Robert J. Herbold headed Operations at Microsoft during its fourfold growth phase of 1994 to 2001 following 26 years at P&G, having headed Marketing and R&D there. He contrasts his pick of moribund companies with enduring successes. While I first balked at the ‘same old list’ I was refreshed by the incisive observations. Further, I found several cases where risks lead to threatening situations but eventually to victory, whereas risk-aversion is fatal. Aided by clear do-and-don’t lists, the lessons are a treasure, certainly to our bada sa’abs.

GM began to design unexciting cars from risk-aversion and cost-cutting but signed uneconomical contracts with United Auto Workers. Instead, Charles Ghosn restored Nissan’s market share by “a sense of crisis mixed with passion.” For 20 years, Chrysler has been reversing each success of exciting new models by over-staffing and sloppy production. Boredom is Herbold’s Trap #1, caused by clinging to ‘legacy’ formulae for security and proven successes. Kodak went slow on the digital front to its own peril. CEO Olsen considered DEC “still a growth company” despite virtual edging-out by Sun and IBM, while Bill Gates, faced with the lead of WordPerfect among legal professionals, asked: “How can we ever truly lead this business if the most discriminating users we are inferior?” at a product review and went on to seek answers. Toyota avoided legacy thinking by extensive Kaizen training; efficiency drives; JIT across the value chain; placing each product development under a Chief Engineer to interface marketing, planning and manufacturing; flexible manufacturing via Global Assembly Lines to produce of almost all models at any plant and finally, great products - Lexus 400 that took on Mercedes, Jaguar and BMW – and the Prius petrol-and-electric hybrid that was to sell 400,000 units last year. Other traps are: Pride – allowing obsolescence; Boredom - clinging to stale and dull brands; Complexity – ignoring complicated processes; Bloat – rationalising poor speed and agility; Mediocrity – Condoning poor performance; Lethargy – comfort, casualness; Timidity – non-confrontation; Confusion – mixed messages.

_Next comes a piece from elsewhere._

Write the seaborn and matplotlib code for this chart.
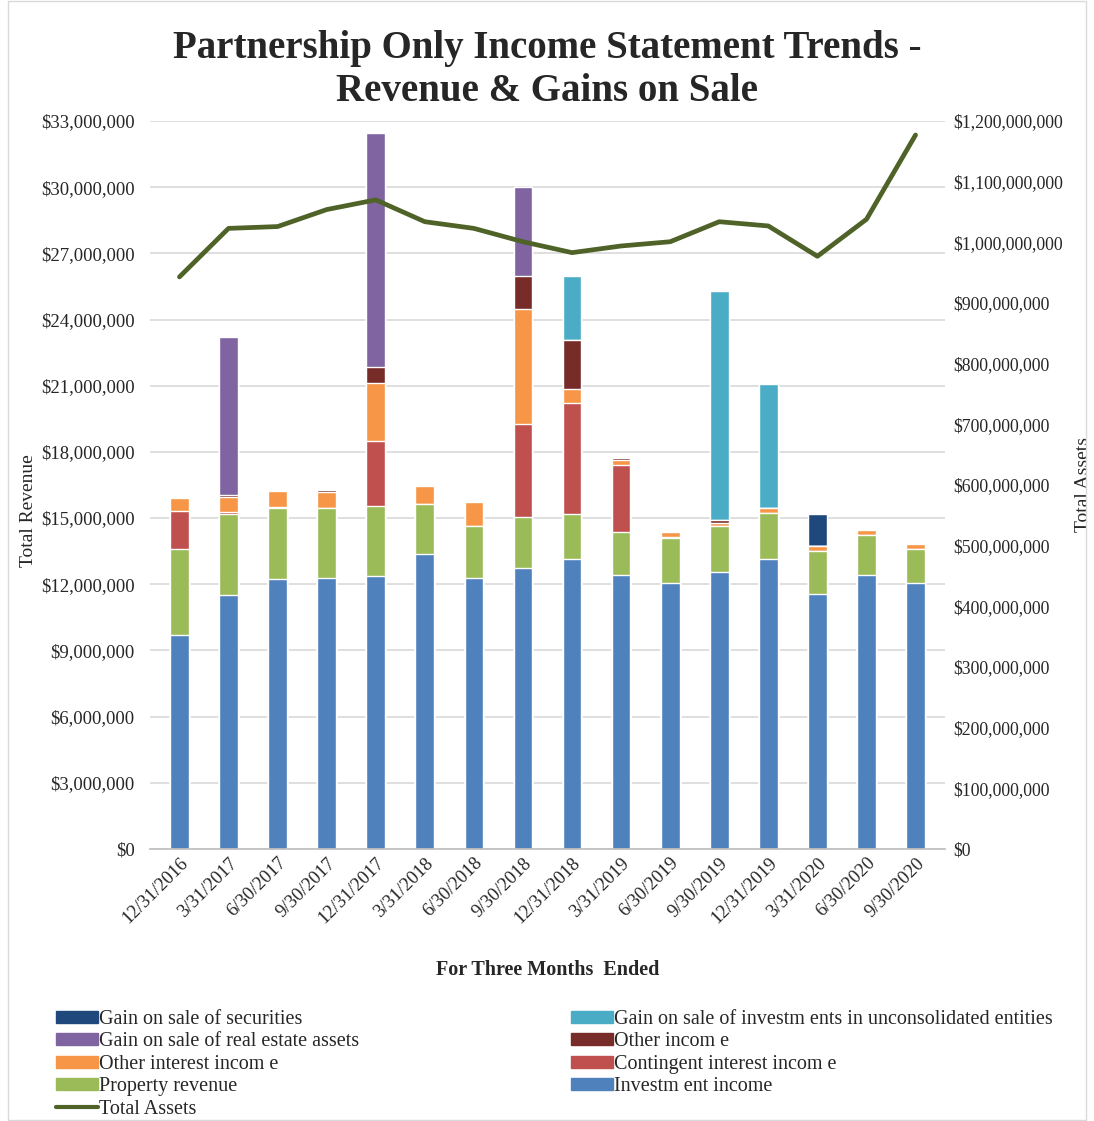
import numpy as np
import pandas as pd
import matplotlib
matplotlib.use("Agg")
import matplotlib.pyplot as plt
import seaborn as sns
from matplotlib.ticker import FuncFormatter
from matplotlib.lines import Line2D
from matplotlib.patches import Patch, Rectangle

periods = ["12/31/2016", "3/31/2017", "6/30/2017", "9/30/2017", "12/31/2017",
           "3/31/2018", "6/30/2018", "9/30/2018", "12/31/2018", "3/31/2019",
           "6/30/2019", "9/30/2019", "12/31/2019", "3/31/2020", "6/30/2020", "9/30/2020"]

# values in $ millions
investment_income = [9.70, 11.51, 12.22, 12.30, 12.38, 13.37, 12.27, 12.72,
                     13.15, 12.42, 12.04, 12.57, 13.15, 11.56, 12.42, 12.04]
property_revenue = [3.88, 3.68, 3.25, 3.17, 3.17, 2.25, 2.37, 2.31,
                    2.04, 1.96, 2.04, 2.07, 2.09, 1.96, 1.81, 1.54]
contingent_interest = [1.74, 0.10, 0.05, 0.00, 2.96, 0.00, 0.00, 4.22,
                       5.04, 3.03, 0.05, 0.00, 0.00, 0.00, 0.00, 0.00]
other_interest = [0.58, 0.68, 0.73, 0.73, 2.63, 0.85, 1.07, 5.21,
                  0.61, 0.22, 0.25, 0.12, 0.23, 0.22, 0.23, 0.23]
other_income = [0.00, 0.08, 0.00, 0.07, 0.69, 0.00, 0.06, 1.51,
                2.23, 0.08, 0.00, 0.15, 0.00, 0.00, 0.00, 0.07]
gain_real_estate = [0.00, 7.17, 0.00, 0.00, 10.61, 0.00, 0.00, 4.05,
                    0.00, 0.00, 0.00, 0.00, 0.00, 0.00, 0.00, 0.00]
gain_unconsolidated = [0.00, 0.00, 0.00, 0.00, 0.00, 0.00, 0.00, 0.00,
                       2.90, 0.00, 0.00, 10.40, 5.63, 0.00, 0.00, 0.00]
gain_securities = [0.00, 0.00, 0.00, 0.00, 0.00, 0.00, 0.00, 0.00,
                   0.00, 0.00, 0.00, 0.00, 0.00, 1.43, 0.00, 0.00]

total_assets = [943, 1023, 1026, 1054, 1070, 1034, 1023, 1001,
                983, 994, 1001, 1034, 1027, 977, 1038, 1177]  # $ millions

series_names = ["Investment income", "Property revenue", "Contingent interest income",
                "Other interest income", "Other income", "Gain on sale of real estate assets",
                "Gain on sale of investments in unconsolidated entities", "Gain on sale of securities"]
series_vals = [investment_income, property_revenue, contingent_interest, other_interest,
               other_income, gain_real_estate, gain_unconsolidated, gain_securities]
series_colors = ["#4F81BD", "#9BBB59", "#C0504D", "#F79646", "#772C2A",
                 "#8064A2", "#4BACC6", "#1F497D"]
legend_labels = {
    "Investment income": "Investm ent income",
    "Property revenue": "Property revenue",
    "Contingent interest income": "Contingent interest incom e",
    "Other interest income": "Other interest incom e",
    "Other income": "Other incom e",
    "Gain on sale of real estate assets": "Gain on sale of real estate assets",
    "Gain on sale of investments in unconsolidated entities": "Gain on sale of investm ents in unconsolidated entities",
    "Gain on sale of securities": "Gain on sale of securities",
}

sns.set_theme(style="white")
plt.rcParams["font.family"] = ["Liberation Serif", "DejaVu Serif"]

fig = plt.figure(figsize=(10.94, 11.21), dpi=100)
ax = fig.add_axes([150 / 1094, 1 - 849 / 1121, 795 / 1094, 728 / 1121])

df = pd.DataFrame({name: np.array(v) * 1e6 for name, v in zip(series_names, series_vals)})
df["period"] = periods
cum = df[series_names].cumsum(axis=1)

# draw cumulative tops from highest layer down so lower layers cover upper ones
for name, color in reversed(list(zip(series_names, series_colors))):
    sns.barplot(x=df["period"], y=cum[name], color=color, width=0.38,
                saturation=1, ax=ax, order=periods)

ax.set_ylim(0, 33e6)
ax.set_yticks(np.arange(0, 33e6 + 1, 3e6))
ax.yaxis.set_major_formatter(FuncFormatter(lambda v, p: f"${v:,.0f}"))
ax.set_xlim(-0.6, len(periods) - 0.4)
ax.grid(axis="y", color="#D9D9D9", linewidth=1.2)
ax.set_axisbelow(True)
for s in ["top", "left", "right"]:
    ax.spines[s].set_visible(False)
ax.spines["bottom"].set_color("#BFBFBF")
ax.tick_params(axis="y", labelsize=13.5, length=0, pad=11)
ax.tick_params(axis="x", labelsize=13.5, length=0, pad=4)
plt.setp(ax.get_xticklabels(), rotation=45, ha="right", rotation_mode="anchor")
ax.set_xlabel("For Three Months  Ended", fontsize=14.5, fontweight="bold", labelpad=24)
ax.set_ylabel("Total Revenue", fontsize=14)
ax.yaxis.set_label_coords(-0.142, 0.465)

ax2 = ax.twinx()
sns.lineplot(x=np.arange(len(periods)), y=np.array(total_assets) * 1e6, ax=ax2,
             color="#4F6228", linewidth=3.4)
ax2.set_ylim(0, 1.2e9)
ax2.set_yticks(np.arange(0, 1.2e9 + 1, 1e8))
ax2.yaxis.set_major_formatter(FuncFormatter(lambda v, p: f"${v:,.0f}"))
ax2.tick_params(axis="y", labelsize=12.8, length=0, pad=6)
ax2.set_ylabel("Total Assets", fontsize=14, rotation=90)
ax2.yaxis.set_label_coords(1.164, 0.5)
for s in ["top", "left", "right", "bottom"]:
    ax2.spines[s].set_visible(False)
ax2.set_xlim(ax.get_xlim())
ax2.grid(False)

fig.suptitle("Partnership Only Income Statement Trends -\nRevenue & Gains on Sale",
             fontsize=28, fontweight="bold", y=0.973, linespacing=1.2)

# legend: two columns placed explicitly
cmap = dict(zip(series_names, series_colors))
col1 = ["Gain on sale of securities", "Gain on sale of real estate assets",
        "Other interest income", "Property revenue"]
col2 = ["Gain on sale of investments in unconsolidated entities", "Other income",
        "Contingent interest income", "Investment income"]
h1 = [Patch(color=cmap[n]) for n in col1] + [Line2D([0], [0], color="#4F6228", linewidth=3)]
l1 = [legend_labels[n] for n in col1] + ["Total Assets"]
h2 = [Patch(color=cmap[n]) for n in col2]
l2 = [legend_labels[n] for n in col2]
leg_kw = dict(loc="upper left", frameon=False, fontsize=14.5, handlelength=2.1,
              handleheight=0.55, handletextpad=0.05, labelspacing=0.17, borderpad=0,
              borderaxespad=0)
fig.legend(h1, l1, bbox_to_anchor=(56 / 1094, 1 - 1010 / 1121), **leg_kw)
fig.legend(h2, l2, bbox_to_anchor=(571 / 1094, 1 - 1010 / 1121), **leg_kw)

fig.patches.append(Rectangle((8 / 1094, 0.001), 1078 / 1094, 0.998, transform=fig.transFigure,
                             fill=False, edgecolor="#D9D9D9", linewidth=1))

fig.savefig("out.png", dpi=100)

Remedies include: Face reality, then aggressive tackle vulnerabilities; Reapply what works; Uniqueness is essential to a product, as are well-analysed bets; Constantly revitalise core products; Be distinctive in each brand; Focus relentlessly on details and execution; Don’t wait for complexity-caused crises; Assign top talent to tough issues; leadership is the key to speed and agility; Raise the bar in selecting people and expectations; Don’t be afraid of fresh talent; Broader the experience, the better; Get a product to overhaul the culture; Avoid the internal-focus curse; Break up fiefdoms; Assemble a team you believe in; Beware of vague accountability; Prevent schizophrenic communications; Make expectations crystal clear - and finally – never rest on your laurels!